**TASK GOAL:**
Every line that includes the word "this" is to be listed.

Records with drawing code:
= = = =

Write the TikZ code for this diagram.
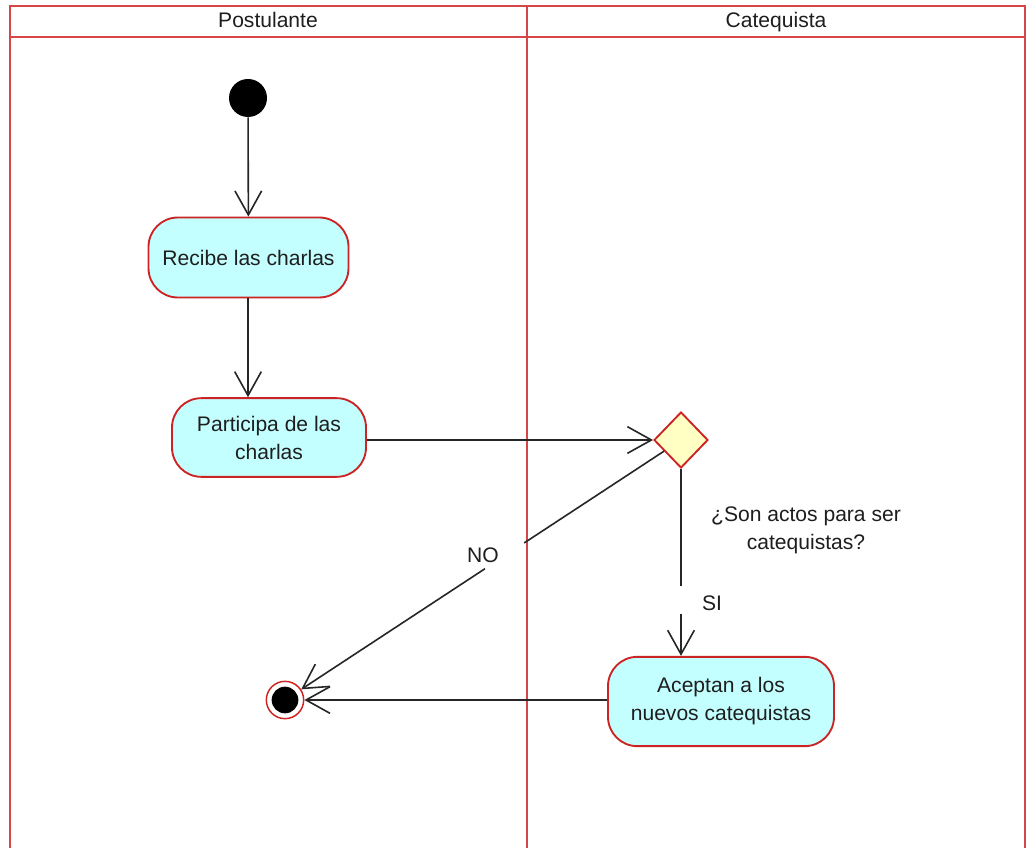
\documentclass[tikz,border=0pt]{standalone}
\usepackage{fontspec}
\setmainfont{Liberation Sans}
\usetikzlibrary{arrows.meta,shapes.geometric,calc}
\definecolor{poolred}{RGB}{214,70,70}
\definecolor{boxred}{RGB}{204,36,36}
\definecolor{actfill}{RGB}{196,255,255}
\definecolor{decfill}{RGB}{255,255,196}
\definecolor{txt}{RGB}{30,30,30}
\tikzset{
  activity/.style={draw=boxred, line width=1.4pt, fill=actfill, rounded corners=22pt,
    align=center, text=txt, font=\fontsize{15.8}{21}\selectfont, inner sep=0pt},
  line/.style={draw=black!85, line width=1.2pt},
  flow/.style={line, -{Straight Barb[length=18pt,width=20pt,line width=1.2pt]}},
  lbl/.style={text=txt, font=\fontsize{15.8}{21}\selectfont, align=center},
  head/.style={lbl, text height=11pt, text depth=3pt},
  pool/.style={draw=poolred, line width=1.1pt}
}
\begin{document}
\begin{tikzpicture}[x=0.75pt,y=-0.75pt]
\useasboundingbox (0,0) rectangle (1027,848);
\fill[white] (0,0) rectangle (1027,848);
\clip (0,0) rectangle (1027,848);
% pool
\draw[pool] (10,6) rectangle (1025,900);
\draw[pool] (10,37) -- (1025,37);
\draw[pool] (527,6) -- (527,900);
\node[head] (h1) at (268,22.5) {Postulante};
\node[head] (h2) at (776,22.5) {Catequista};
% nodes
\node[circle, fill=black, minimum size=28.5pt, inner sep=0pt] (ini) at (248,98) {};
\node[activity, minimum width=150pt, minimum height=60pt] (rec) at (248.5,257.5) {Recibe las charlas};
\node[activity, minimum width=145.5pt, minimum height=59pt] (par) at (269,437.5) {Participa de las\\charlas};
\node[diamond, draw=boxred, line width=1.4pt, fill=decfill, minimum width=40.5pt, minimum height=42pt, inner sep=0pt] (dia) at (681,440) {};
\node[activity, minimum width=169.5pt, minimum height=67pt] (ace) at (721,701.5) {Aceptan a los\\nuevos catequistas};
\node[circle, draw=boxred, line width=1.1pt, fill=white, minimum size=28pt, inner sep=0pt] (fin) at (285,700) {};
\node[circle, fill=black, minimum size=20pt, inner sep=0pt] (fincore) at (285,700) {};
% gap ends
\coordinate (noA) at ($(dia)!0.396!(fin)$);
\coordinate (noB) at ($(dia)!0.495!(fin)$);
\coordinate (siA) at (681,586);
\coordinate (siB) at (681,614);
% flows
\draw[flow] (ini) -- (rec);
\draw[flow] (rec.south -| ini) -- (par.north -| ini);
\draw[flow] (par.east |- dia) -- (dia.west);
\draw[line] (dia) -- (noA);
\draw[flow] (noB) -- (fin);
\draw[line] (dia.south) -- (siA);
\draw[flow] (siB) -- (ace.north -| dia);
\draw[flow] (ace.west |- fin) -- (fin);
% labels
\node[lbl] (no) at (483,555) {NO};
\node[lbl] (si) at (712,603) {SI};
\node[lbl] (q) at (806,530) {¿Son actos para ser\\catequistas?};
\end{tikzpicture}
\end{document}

= = = =

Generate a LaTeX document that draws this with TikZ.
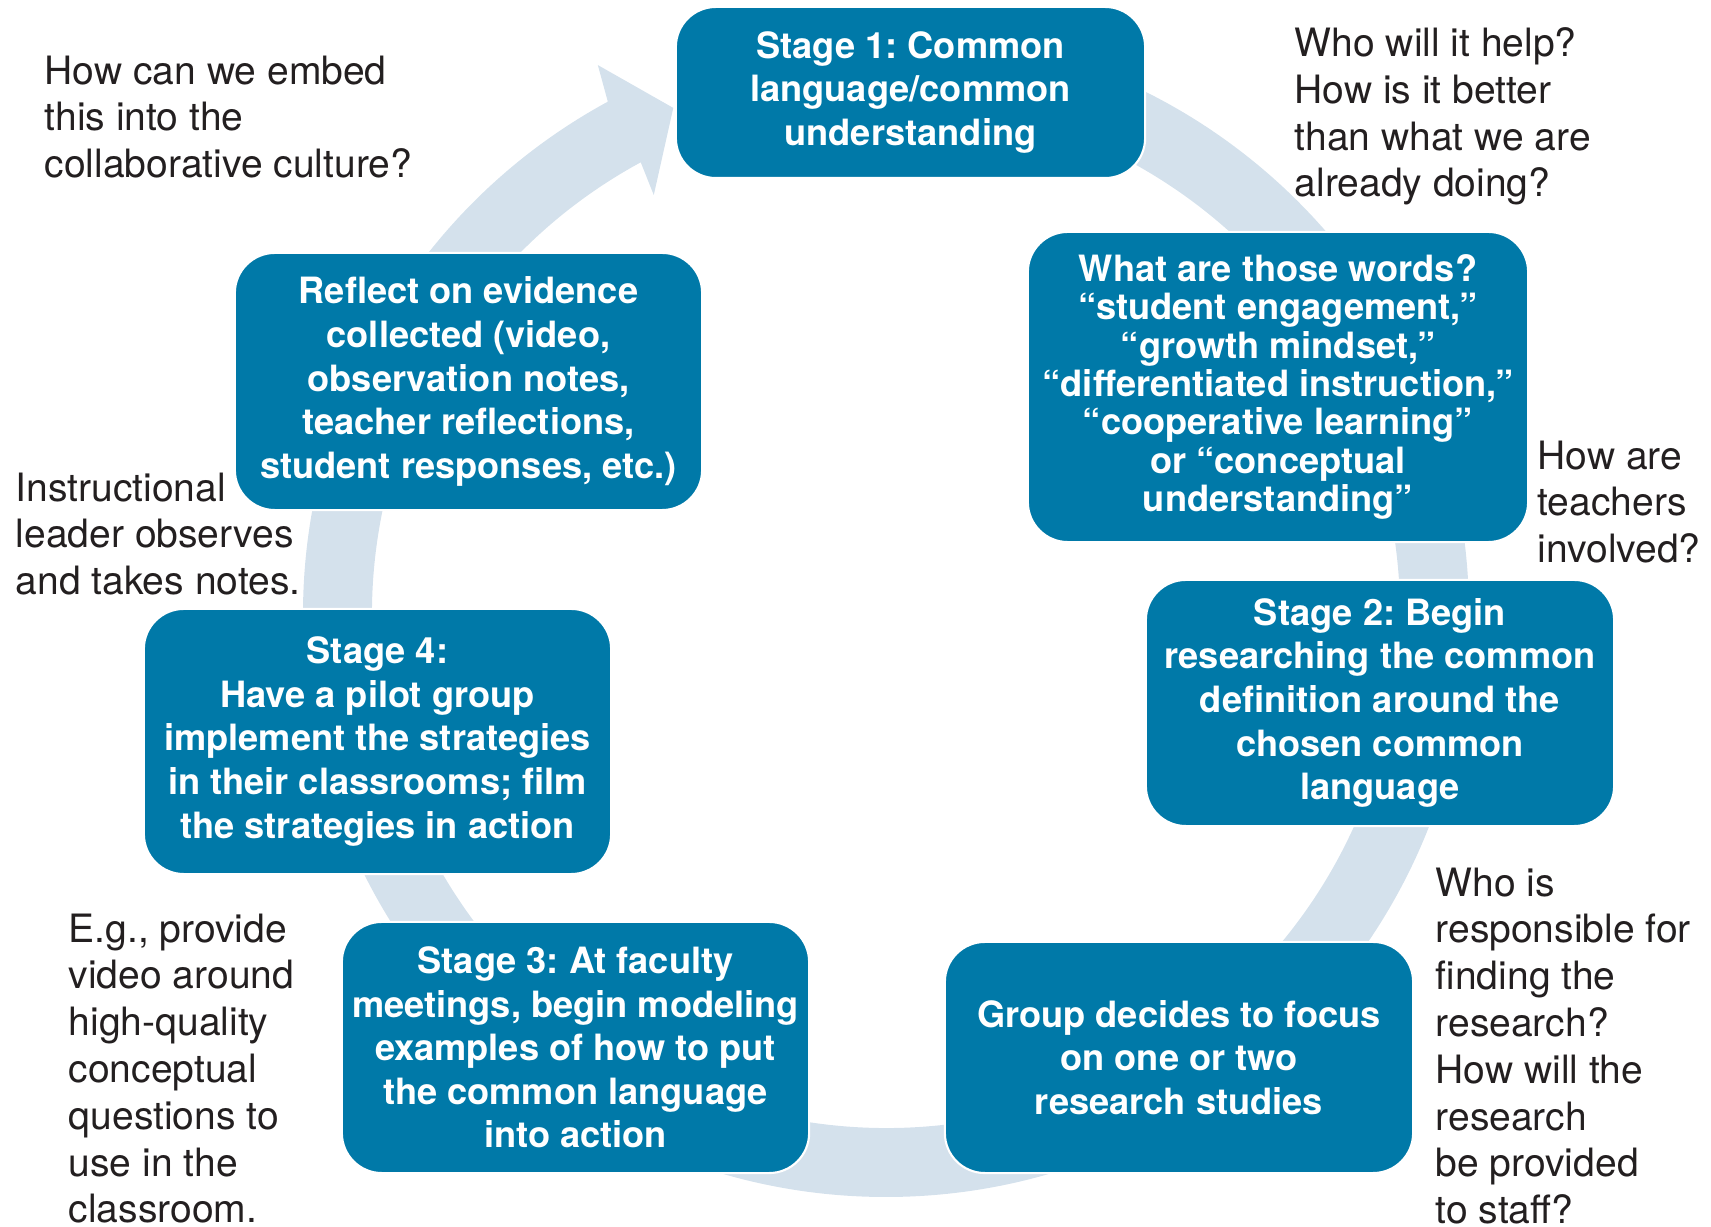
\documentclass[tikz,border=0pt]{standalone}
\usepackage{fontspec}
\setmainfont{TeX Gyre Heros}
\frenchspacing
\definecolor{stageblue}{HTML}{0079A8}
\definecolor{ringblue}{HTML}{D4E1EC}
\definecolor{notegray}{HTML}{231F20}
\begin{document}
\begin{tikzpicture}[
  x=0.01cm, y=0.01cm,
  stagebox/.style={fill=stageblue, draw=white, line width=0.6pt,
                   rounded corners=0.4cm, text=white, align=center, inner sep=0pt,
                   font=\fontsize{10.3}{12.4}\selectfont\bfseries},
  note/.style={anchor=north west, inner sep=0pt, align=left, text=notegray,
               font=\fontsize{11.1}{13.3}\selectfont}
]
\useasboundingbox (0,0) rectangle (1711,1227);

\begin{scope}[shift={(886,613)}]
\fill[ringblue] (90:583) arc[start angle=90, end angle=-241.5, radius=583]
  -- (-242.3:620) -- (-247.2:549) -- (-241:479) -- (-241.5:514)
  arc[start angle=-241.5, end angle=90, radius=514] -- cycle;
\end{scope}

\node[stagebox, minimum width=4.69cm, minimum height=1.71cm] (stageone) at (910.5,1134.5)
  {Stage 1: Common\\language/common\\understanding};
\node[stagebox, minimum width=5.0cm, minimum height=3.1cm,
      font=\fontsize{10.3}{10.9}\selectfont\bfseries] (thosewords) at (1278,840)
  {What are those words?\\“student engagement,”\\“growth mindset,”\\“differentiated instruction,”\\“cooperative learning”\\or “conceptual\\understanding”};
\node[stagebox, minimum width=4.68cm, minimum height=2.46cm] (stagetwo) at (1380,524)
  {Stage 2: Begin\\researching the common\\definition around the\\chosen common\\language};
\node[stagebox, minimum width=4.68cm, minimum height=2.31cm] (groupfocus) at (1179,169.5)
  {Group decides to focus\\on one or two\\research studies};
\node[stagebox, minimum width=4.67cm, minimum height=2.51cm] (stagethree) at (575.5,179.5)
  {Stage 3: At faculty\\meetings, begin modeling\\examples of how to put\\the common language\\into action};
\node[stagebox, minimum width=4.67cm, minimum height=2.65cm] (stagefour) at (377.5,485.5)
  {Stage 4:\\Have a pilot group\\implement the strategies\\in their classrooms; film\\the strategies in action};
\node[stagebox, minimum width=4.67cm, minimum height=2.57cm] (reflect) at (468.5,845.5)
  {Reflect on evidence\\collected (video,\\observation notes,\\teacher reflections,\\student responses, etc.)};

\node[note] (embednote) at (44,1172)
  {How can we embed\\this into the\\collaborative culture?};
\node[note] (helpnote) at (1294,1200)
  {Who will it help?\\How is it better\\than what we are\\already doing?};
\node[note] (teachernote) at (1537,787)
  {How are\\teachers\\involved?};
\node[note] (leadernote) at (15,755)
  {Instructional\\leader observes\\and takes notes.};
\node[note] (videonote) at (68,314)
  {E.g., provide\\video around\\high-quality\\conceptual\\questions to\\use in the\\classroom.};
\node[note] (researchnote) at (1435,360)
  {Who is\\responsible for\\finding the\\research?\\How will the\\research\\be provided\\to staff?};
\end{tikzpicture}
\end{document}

= = = =

**WRITTEN RESPONSE:**
Write the TikZ code for this diagram.
Generate a LaTeX document that draws this with TikZ.
  {How can we embed\\this into the\\collaborative culture?};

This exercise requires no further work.